Pavel Durov, along with his brother Nikolai and business partner Vyacheslav Mirilashvili founded the company in 2006 to rival up-and-coming Palo Alto based social network Facebook. VKontakte was a huge hit in Russia and quickly became the most popular social network in the country, trumping Facebook and Twitter.



That was then. At the young age of 22, Durov was at the helm of social media unicorn VKontakte, he was a multimillionaire celebrity, he was on top of the world.


Today, at age 30, although still considered extremely successful, Durov is no longer head of VKontakte. Currently residing in New York, the Russian entrepreneur spoke with Mashable about his tremendous journey from being one of the most influential entrepreneurs in Russia, to being outcast by his own government, losing all control of the company he helped build.





The Mashable article describes this in length and is a very interesting read.

Long story short, in recent years the Kremlin has become increasingly aware of the potential social and political impact online services like VKontakte can make and have begun ramping up efforts to censor and control the flow of information.



Pavel Durov, who is known for his cynical attitude towards the Russian government, of course did not cooperate. The young entrepreneur went so far as to write, “on Victory Day when Russians celebrate their defeat of Nazis, that Josef Stalin had ‘defended from Hitler his right to suppress the Soviet people.’ a satirical remark that drew the ire of many Russians at the time of mounting nationalism.”

In late 2011, when the Kremlin demanded that VKontakte take down anti-government groups and block the profiles of key opposition leaders, Durov did not budge. Little did he know at the time that his actions of defiance against Russia’s political powers would eventually cost him his country and his job.
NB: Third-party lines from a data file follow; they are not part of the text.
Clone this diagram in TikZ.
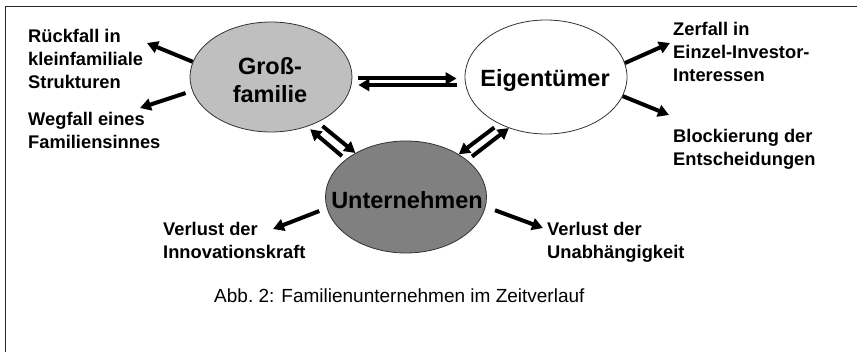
\documentclass[tikz,border=0pt]{standalone}
\usepackage{fontspec}
\setmainfont{Liberation Sans}
\usetikzlibrary{shapes.geometric}
\usetikzlibrary{arrows.meta}
\tikzset{
  ell/.style={ellipse, draw=black!80, line width=0.8pt, inner sep=0},
  rund/.style={font=\bfseries\fontsize{23.5}{28}\selectfont, align=center, inner sep=0},
  folge/.style={font=\bfseries\fontsize{18.3}{23}\selectfont, align=left, anchor=base west, inner sep=0},
  pfeil/.style={line width=4pt, ->}
}

\begin{document}
\begin{tikzpicture}[x=1pt, y=-1pt, >={Triangle[length=11pt,width=12pt]}]
\useasboundingbox (0,0) rectangle (857,352);
\draw[black!85, line width=1.5pt] (857,6.5) -- (5.5,6.5) -- (5.5,352);

% die drei Kreise
\node[ell, fill=black!25, minimum width=162pt, minimum height=110pt] (gross) at (271,77) {};
\node[rund] (gross-t) at (270,80) {Groß-\\familie};
\node[ell, fill=white, minimum width=162pt, minimum height=114pt] (eigen) at (546,77) {};
\node[rund] (eigen-t) at (545,80) {Eigentümer};
\node[ell, fill=black!50, minimum width=161pt, minimum height=112pt] (untern) at (406,197) {};
\node[rund] (untern-t) at (407,200) {Unternehmen};

% Folgen (Grundlinie der letzten Zeile)
\node[folge] (rueck) at (28,88.3) {Rückfall in\\kleinfamiliale\\Strukturen};
\node[folge] (weg) at (28,149) {Wegfall eines\\Familiensinnes};
\node[folge] (zerf) at (673,82) {Zerfall in\\Einzel-Investor-\\Interessen};
\node[folge] (block) at (673,165.7) {Blockierung der\\Entscheidungen};
\node[folge] (innov) at (163,258.3) {Verlust der\\Innovationskraft};
\node[folge] (unab) at (547,258.3) {Verlust der\\Unabhängigkeit};
\node[font=\fontsize{19}{22}\selectfont, anchor=base west, inner sep=0] (abb) at (214,302.7) {Abb.~2: Familienunternehmen im Zeitverlauf};

\coordinate (rueck-p) at (147,43);
\coordinate (weg-p) at (140,108);
\coordinate (zerf-p) at (670,43);
\coordinate (block-p) at (669,115);
\coordinate (innov-p) at (273,229);
\coordinate (unab-p) at (543,228);

\draw[pfeil] (gross.169) -- (rueck-p);
\draw[pfeil, shorten <=7pt] (gross.190) -- (weg-p);
\draw[pfeil] (eigen.10) -- (zerf-p);
\draw[pfeil] (eigen.-14) -- (block-p);
\draw[pfeil, shorten <=8pt] (untern.188) -- (innov-p);
\draw[pfeil, shorten <=10pt] (untern.-7) -- (unab-p);

% Wechselwirkungen
\draw[pfeil, shorten <=6pt, shorten >=8pt] ([yshift=-1.5pt]gross.east) -- ([yshift=-1.5pt]eigen.west);
\draw[pfeil, shorten <=8pt, shorten >=6pt] ([yshift=-8pt]eigen.west) -- ([yshift=-8pt]gross.east);
\draw[pfeil, shorten <=6pt] (gross.-44) -- (untern.139);
\draw[pfeil, shorten <=5pt, shorten >=4pt] (untern.148) -- (gross.-54);
\draw[pfeil, shorten <=6pt] (eigen.-135) -- (untern.39);
\draw[pfeil, shorten <=6pt] (untern.31) -- (eigen.-126);
\end{tikzpicture}
\end{document}
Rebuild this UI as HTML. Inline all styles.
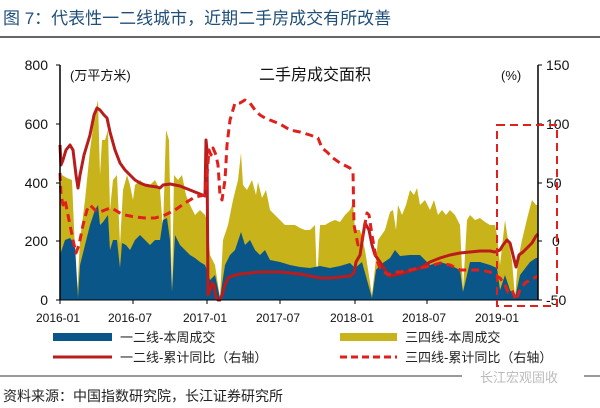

In the wake of his fallout with the Russian government, losing his company in the process, combined with the news of NSA whistleblower Edward Snowden’s flight to Moscow, Durov realised that security from the prying eyes of corporations and governments was a growing and frightening concern.





Which brings up back to today’s app. Telegram



Telegram was created by Pavel Durov. A faster and more secure messaging app. With over 50 million users worldwide, the app has since earned its place among privacy conscious users. Unlike many other messaging services, Telegram vows to never spy on its users.



“Durov insists there are no outside investors involved in Telegram - and there never will be. He learned his lesson with VKontakte.”


Telegram’s messaging service is lightning fast and the overall app experience is exceedingly fluid, but Telegram’s biggest selling point by far is its extremely secure encryption protocols that keeps user’s conversations private. It’s “secret chats” feature provides users with an added level of security.

The app itself is free and has no ads.  Behind Pavel Durov, Telegram has firmly positioned itself as a strong proponent of internet privacy and security in an age where governments, corporations, and agencies are vying to track your every move.